Grunting, sweating football players swear they are going to turn things around next year on the field. In the meantime, they will continue to flip over enormous tires.

Southwestern College’s gridders are on a mission to rebound from a disappointing season. Inconsistencies and injuries last year are what the Jaguars need to avoid, said Ed Carberry, the fifth-year head coach.

“It all starts with the quarterback position,” he said. “Three of our last four quarterbacks have been all-conference, but last year no one guy took the reigns.”

Running a spread-style offense will require a quarterback with a blend of brawn, smarts and accuracy.

“Throwing the ball all over the place allows our athletic guys to go and get something done with the ball,” said Carberry. “Overall our team this year is faster. We’re blessed to have guys with speed.”

Strength, quickness and endurance are key components for success in football, said sophomore left tackle Marc Pouvave, who credits Carberry’s tough offseason Monday-Thursday workouts for providing all three.

“The class is great,” said Pouvave. “It gets you in mental and physical shape for the season mentally, especially for freshman.”

Tuesdays and Thursdays the team focuses on power and strength. It starts with a team run to the soccer field then back to the weight room for a stretch.

Every day the team rotates its workout regiment in the weight room.  After lifting, players go outside for hang cleans and tire flipping, two intense full-body workouts.

Pouvave, now taking Carberry’s class for the second time, said he recalls being worried about how strenuous the workouts would be.

“I was tired and worn out,” he said. “After you know you did it the first time you know you could it the rest of the time because the first time is always the hardest.”

Pouvave said he strives to play the game like San Diego Chargers Pro Bowl linebacker Shaun Phillips.

“Even though he is not the strongest person, mentally and physically he brings another level in the game that most players don’t,” said Pouvave.

Football, in the purest sense, is much like a choreographed dance. Perfecting that dance is number one on Carberry’s off-season to-do list.

“Our continuity of coaches will be atop the offseason fix list,” said Carberry. “Having coach Dionicio Monarrez back as defensive coordinator and about 90 percent of our coaches back is key. We all know each other pretty well and have a better understanding of what everybody is trying to achieve.”

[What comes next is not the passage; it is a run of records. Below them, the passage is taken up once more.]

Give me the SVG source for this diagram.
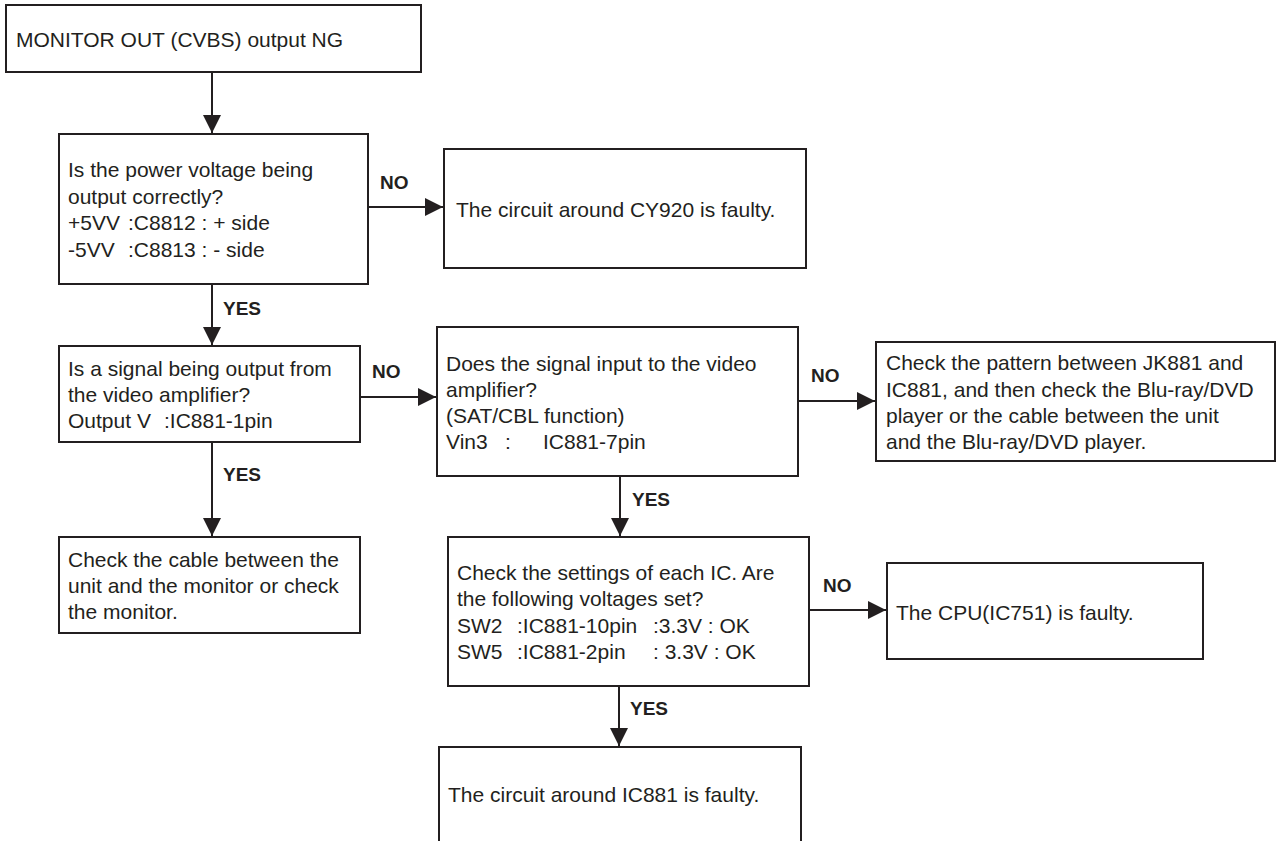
<svg xmlns="http://www.w3.org/2000/svg" width="1277" height="841" viewBox="0 0 1277 841">
  <style>
    .box { fill: #ffffff; stroke: #231f20; stroke-width: 2; }
    .txt { font-family: "Liberation Sans", Arial, sans-serif; font-size: 21px; fill: #231f20; }
    .lbl { font-family: "Liberation Sans", Arial, sans-serif; font-size: 19px; font-weight: bold; fill: #231f20; }
    .wire { fill: none; stroke: #231f20; stroke-width: 2; marker-end: url(#head); }
  </style>
  <defs>
    <marker id="head" markerUnits="userSpaceOnUse" markerWidth="18" markerHeight="18" refX="18" refY="9" orient="auto">
      <path d="M0,0 L18,9 L0,18 Z" fill="#231f20"/>
    </marker>
  </defs>
  <rect width="1277" height="841" fill="#ffffff"/>

  <g id="n-start">
    <rect class="box" x="6" y="5" width="415" height="67"/>
    <text class="txt" x="16" y="47">MONITOR OUT (CVBS) output NG</text>
  </g>

  <g id="n-power">
    <rect class="box" x="59" y="134" width="309" height="150"/>
    <text class="txt" x="68" y="177">Is the power voltage being</text>
    <text class="txt" x="68" y="203.5">output correctly?</text>
    <text class="txt" x="68" y="230">+5VV<tspan x="128">:C8812 : + side</tspan></text>
    <text class="txt" x="68" y="257">-5VV<tspan x="128">:C8813 : - side</tspan></text>
  </g>

  <g id="n-cy920">
    <rect class="box" x="444" y="149" width="362" height="119"/>
    <text class="txt" x="456" y="217">The circuit around CY920 is faulty.</text>
  </g>

  <g id="n-amp-out">
    <rect class="box" x="59" y="346" width="301" height="96"/>
    <text class="txt" x="68" y="376">Is a signal being output from</text>
    <text class="txt" x="68" y="402">the video amplifier?</text>
    <text class="txt" x="68" y="428">Output V<tspan x="164">:IC881-1pin</tspan></text>
  </g>

  <g id="n-monitor">
    <rect class="box" x="59" y="537" width="301" height="96"/>
    <text class="txt" x="68" y="567">Check the cable between the</text>
    <text class="txt" x="68" y="593">unit and the monitor or check</text>
    <text class="txt" x="68" y="619">the monitor.</text>
  </g>

  <g id="n-amp-in">
    <rect class="box" x="437" y="327" width="361" height="149"/>
    <text class="txt" x="446" y="371">Does the signal input to the video</text>
    <text class="txt" x="446" y="397">amplifier?</text>
    <text class="txt" x="446" y="423">(SAT/CBL function)</text>
    <text class="txt" x="446" y="449">Vin3<tspan x="505">:</tspan><tspan x="543">IC881-7pin</tspan></text>
  </g>

  <g id="n-pattern">
    <rect class="box" x="876" y="342" width="399" height="119"/>
    <text class="txt" x="886" y="370">Check the pattern between JK881 and</text>
    <text class="txt" x="886" y="397">IC881, and then check the Blu-ray/DVD</text>
    <text class="txt" x="886" y="423">player or the cable between the unit</text>
    <text class="txt" x="886" y="449">and the Blu-ray/DVD player.</text>
  </g>

  <g id="n-settings">
    <rect class="box" x="448" y="537" width="361" height="149"/>
    <text class="txt" x="457" y="580">Check the settings of each IC. Are</text>
    <text class="txt" x="457" y="606">the following voltages set?</text>
    <text class="txt" x="457" y="633">SW2<tspan x="517">:IC881-10pin</tspan><tspan x="653">:3.3V : OK</tspan></text>
    <text class="txt" x="457" y="659">SW5<tspan x="517">:IC881-2pin</tspan><tspan x="653">: 3.3V : OK</tspan></text>
  </g>

  <g id="n-cpu">
    <rect class="box" x="887" y="563" width="316" height="96"/>
    <text class="txt" x="896" y="620">The CPU(IC751) is faulty.</text>
  </g>

  <g id="n-ic881">
    <rect class="box" x="439" y="747" width="362" height="110"/>
    <text class="txt" x="448" y="802">The circuit around IC881 is faulty.</text>
  </g>

  <g id="connectors">
    <path class="wire" d="M212,72 V133"/>
    <path class="wire" d="M368,207 H443"/>
    <text class="lbl" x="380" y="189">NO</text>
    <path class="wire" d="M212,284 V345"/>
    <text class="lbl" x="223" y="315">YES</text>
    <path class="wire" d="M360,397 H436"/>
    <text class="lbl" x="372" y="378">NO</text>
    <path class="wire" d="M212,442 V536"/>
    <text class="lbl" x="223" y="481">YES</text>
    <path class="wire" d="M798,401 H875"/>
    <text class="lbl" x="811" y="382">NO</text>
    <path class="wire" d="M620,476 V536"/>
    <text class="lbl" x="632" y="506">YES</text>
    <path class="wire" d="M809,610 H886"/>
    <text class="lbl" x="823" y="592">NO</text>
    <path class="wire" d="M619,686 V746"/>
    <text class="lbl" x="630" y="715">YES</text>
  </g>
</svg>
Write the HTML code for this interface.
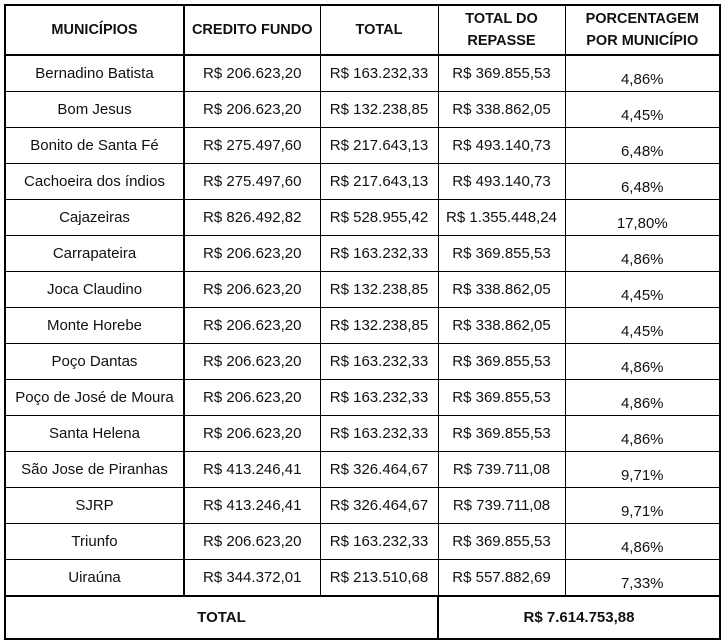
<!DOCTYPE html>
<html><head><meta charset="utf-8"><style>
body{margin:0;background:#fff;width:723px;height:641px;overflow:hidden;font-family:"Liberation Sans",sans-serif;}
table{position:absolute;left:4px;top:4px;border-collapse:collapse;table-layout:fixed;border:2.5px solid #000;}
td,th{border:1px solid #000;text-align:center;font-size:15px;padding:0;color:#111;white-space:nowrap;line-height:17px;}
th{font-weight:bold;font-size:14.5px;height:48px;border-bottom:2.5px solid #000;line-height:22px;}
td{height:35px;}
td.p{vertical-align:bottom;padding-bottom:3px;height:32px;}
tr.tot td{height:41px;border-top:2.5px solid #000;font-weight:bold;}
.c1{border-right:2px solid #000;}
</style></head><body>
<table>
<colgroup><col style="width:179px"><col style="width:136px"><col style="width:118px"><col style="width:127px"><col style="width:155px"></colgroup>
<thead><tr>
<th class="c1">MUNICÍPIOS</th>
<th>CREDITO FUNDO</th>
<th>TOTAL</th>
<th>TOTAL DO<br>REPASSE</th>
<th>PORCENTAGEM<br>POR MUNICÍPIO</th>
</tr></thead>
<tbody id="tb"></tbody>
</table>
<script>
const names=["Bernadino Batista","Bom Jesus","Bonito de Santa Fé","Cachoeira dos índios","Cajazeiras","Carrapateira","Joca Claudino","Monte Horebe","Poço Dantas","Poço de José de Moura","Santa Helena","São Jose de Piranhas","SJRP","Triunfo","Uiraúna"];
const credito=["206.623,20","206.623,20","275.497,60","275.497,60","826.492,82","206.623,20","206.623,20","206.623,20","206.623,20","206.623,20","206.623,20","413.246,41","413.246,41","206.623,20","344.372,01"];
const total=["163.232,33","132.238,85","217.643,13","217.643,13","528.955,42","163.232,33","132.238,85","132.238,85","163.232,33","163.232,33","163.232,33","326.464,67","326.464,67","163.232,33","213.510,68"];
const repasse=["369.855,53","338.862,05","493.140,73","493.140,73","1.355.448,24","369.855,53","338.862,05","338.862,05","369.855,53","369.855,53","369.855,53","739.711,08","739.711,08","369.855,53","557.882,69"];
const pct=["4,86%","4,45%","6,48%","6,48%","17,80%","4,86%","4,45%","4,45%","4,86%","4,86%","4,86%","9,71%","9,71%","4,86%","7,33%"];
const tb=document.getElementById('tb');
names.forEach((n,i)=>{
 const tr=document.createElement('tr');
 
 
 const vals=[n,"R$ "+credito[i],"R$ "+total[i],"R$ "+repasse[i],pct[i]];
 const nm=['municipio-name','credito-fundo-cell','total-cell','total-repasse-cell','porcentagem-cell'];
 vals.forEach((v,j)=>{
  const td=document.createElement('td');
  td.textContent=v;
  if(j===0)td.className='c1';
  if(j===4)td.className='p';
  
  
  tr.appendChild(td);
 });
 tb.appendChild(tr);
});
const tr=document.createElement('tr');tr.className='tot';


const a=document.createElement('td');a.colSpan=3;a.textContent='TOTAL';


const b=document.createElement('td');b.colSpan=2;b.textContent='R$ 7.614.753,88';b.style.borderLeft='2px solid #000';


tr.appendChild(a);tr.appendChild(b);tb.appendChild(tr);
</script>
</body></html>
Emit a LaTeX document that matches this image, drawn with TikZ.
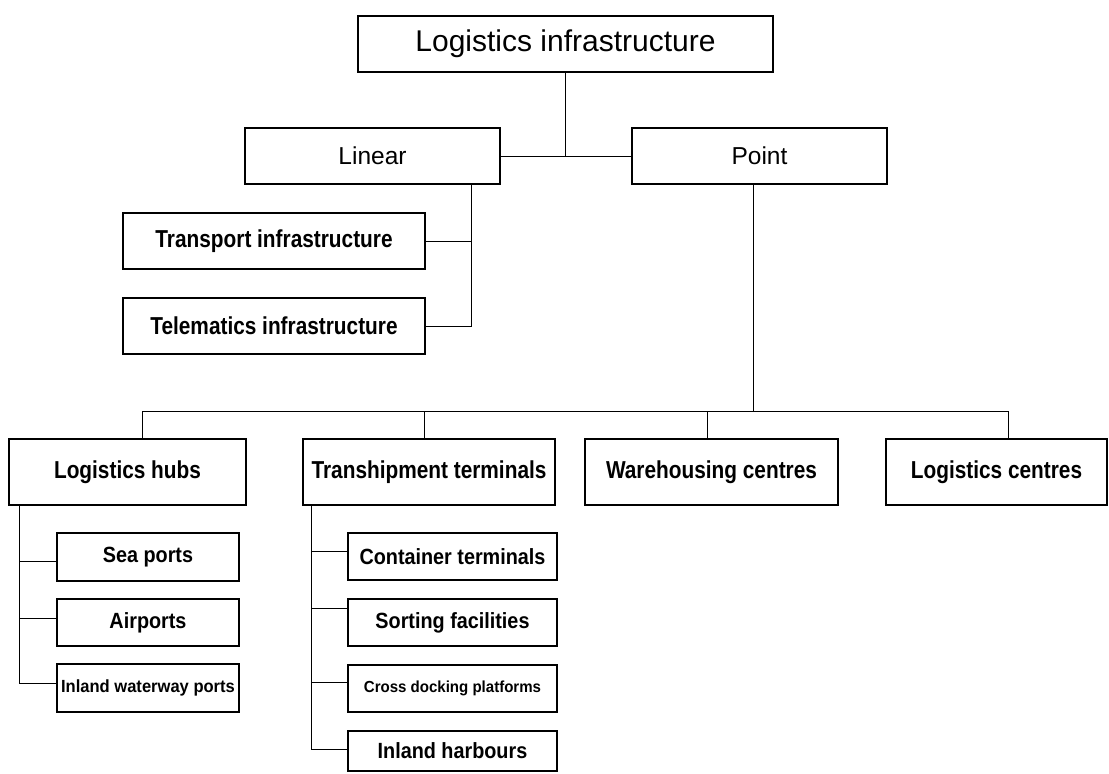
\documentclass[tikz,border=0pt]{standalone}
\usepackage{fontspec}
\setmainfont{Liberation Sans}
\newfontfamily\bA{Liberation Sans}[FakeStretch=0.85]
\newfontfamily\bB{Liberation Sans}[FakeStretch=0.9]
\newfontfamily\bC{Liberation Sans}[FakeStretch=0.94]
\begin{document}
\begin{tikzpicture}[x=1pt,y=-1pt,
  box/.style={draw=black,line width=2pt,fill=white,inner sep=0pt,align=center},
  conn/.style={draw=black,line width=1pt},
  topfont/.style={font=\fontsize{30}{34}\selectfont},
  regfont/.style={font=\fontsize{24.5}{28}\selectfont},
  midfont/.style={font=\bA\bfseries\fontsize{24.5}{28}\selectfont},
  subfont/.style={font=\bB\bfseries\fontsize{22}{25}\selectfont},
  smallfont/.style={font=\bC\bfseries\fontsize{17.6}{20}\selectfont},
  tinyfont/.style={font=\bC\bfseries\fontsize{16}{19}\selectfont}]
\useasboundingbox (0,0) rectangle (1109,774);
% top level
\node[box,topfont,minimum width=415pt,minimum height=56pt] (top) at (565.5,44) {Logistics infrastructure};
\node[box,regfont,minimum width=255pt,minimum height=56pt] (linear) at (372.5,156) {Linear};
\node[box,regfont,minimum width=255pt,minimum height=56pt] (point) at (759.5,156) {Point};
% linear children
\node[box,midfont,minimum width=302pt,minimum height=56pt] (transport) at (274,241) {Transport infrastructure};
\node[box,midfont,minimum width=302pt,minimum height=56pt] (telematics) at (274,326) {Telematics infrastructure};
% point children
\node[box,midfont,minimum width=237pt,minimum height=66pt] (hubs) at (127.5,472) {Logistics hubs};
\node[box,midfont,minimum width=252pt,minimum height=66pt] (tranship) at (429,472) {Transhipment terminals};
\node[box,midfont,minimum width=253pt,minimum height=66pt] (ware) at (711.5,472) {Warehousing centres};
\node[box,midfont,minimum width=221pt,minimum height=66pt] (lcentres) at (996.5,472) {Logistics centres};
% hubs children
\node[box,subfont,minimum width=182pt,minimum height=48pt] (sea) at (148,557) {Sea ports};
\node[box,subfont,minimum width=182pt,minimum height=47pt] (air) at (148,622.5) {Airports};
\node[box,smallfont,minimum width=182pt,minimum height=48pt] (inland) at (148,688) {Inland waterway ports};
% transhipment children
\node[box,subfont,minimum width=209pt,minimum height=47pt] (container) at (452.5,556.5) {Container terminals};
\node[box,subfont,minimum width=209pt,minimum height=47pt] (sorting) at (452.5,622.5) {Sorting facilities};
\node[box,tinyfont,minimum width=209pt,minimum height=47pt] (cross) at (452.5,688.5) {Cross docking platforms};
\node[box,subfont,minimum width=209pt,minimum height=40pt] (harbours) at (452.5,751) {Inland harbours};
% helper coordinates
\coordinate (lx) at (471,0);
\coordinate (px) at (753.5,0);
\coordinate (bus) at (0,411);
\coordinate (d1) at (142,0);
\coordinate (d2) at (424,0);
\coordinate (d3) at (707,0);
\coordinate (d4) at (1008,0);
\coordinate (hx) at (19,0);
\coordinate (tx) at (311,0);
% connectors
\draw[conn] (top.south) -- (top.south |- linear.east);
\draw[conn] (linear.east) -- (point.west);
\draw[conn] (linear.south -| lx) |- (telematics.east);
\draw[conn] (transport.east) -- (transport.east -| lx);
\draw[conn] (point.south -| px) -- (px |- bus);
\draw[conn] (hubs.north -| d1) |- (bus -| d4) -- (lcentres.north -| d4);
\draw[conn] (tranship.north -| d2) -- (bus -| d2);
\draw[conn] (ware.north -| d3) -- (bus -| d3);
\draw[conn] (hubs.south -| hx) |- ([yshift=5pt]inland.west);
\draw[conn] ([yshift=-4pt]sea.west) -- ([yshift=-4pt]sea.west -| hx);
\draw[conn] ([yshift=4.5pt]air.west) -- ([yshift=4.5pt]air.west -| hx);
\draw[conn] (tranship.south -| tx) |- ([yshift=2pt]harbours.west);
\draw[conn] ([yshift=5.5pt]container.west) -- ([yshift=5.5pt]container.west -| tx);
\draw[conn] ([yshift=14.5pt]sorting.west) -- ([yshift=14.5pt]sorting.west -| tx);
\draw[conn] ([yshift=6.5pt]cross.west) -- ([yshift=6.5pt]cross.west -| tx);
\end{tikzpicture}
\end{document}
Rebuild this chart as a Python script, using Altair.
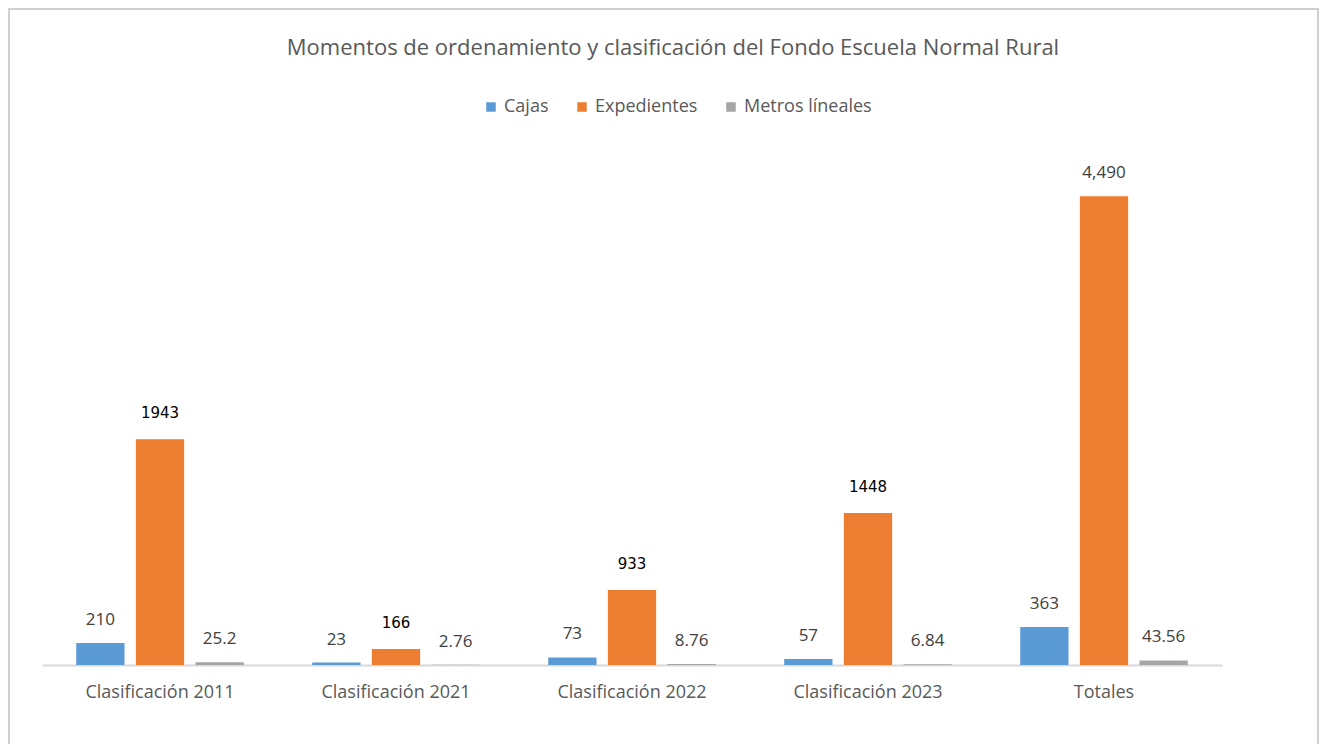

Carberry said he hopes for the same quick start as last season, but without the fade at the end.

“This is very much a building program only being here for four years, we were fortunate in the second year to win the conference and get a bowl game,” said Carberry. “Then the last two years we’ve just been kind of funky, the ball hasn’t really bounced our way.”

Going into this offseason the coaching staff had holes to fill, most notably in the middle of the defense, where all-conference defenders Ramsey Iapala and Thomas Tutogi will boh be on to four-year universities.

“If you don’t know a thing about football and happen to wander by you’d know who they were because they stood out,” said Carberry. “We’ll find out if we have guys as good as them, I hope we do.”

Holes will be filled with new talent coming from high schools as well as players returning from injury, such as sophomore defensive back Nick Floyd.

“The college game is longer, everybody’s much bigger and better,” he said. “This is everyone’s last chance, so we’re all fighting for a scholarship.”

Winning is the team’s ultimate goal in 2011, Floyd said.

“Win that championship, go 10-0 and then go to a bowl game and win it all,” he said. “That’s it.”

Like many teammates, Floyd is playing for a university scholarship. He has garnered interest from Iowa State.

Carberry said he does not judge success on the material things.

“When looking back at your career and it’s all said and done, you see where all the players ended up and the success they had,” said Carberry. “We talk to the guys now and tell them that our vision for them isn’t so much right now as it is down the road, when they’ve got a house, a wife, 2.5 kids and a degree. That would define success for me.”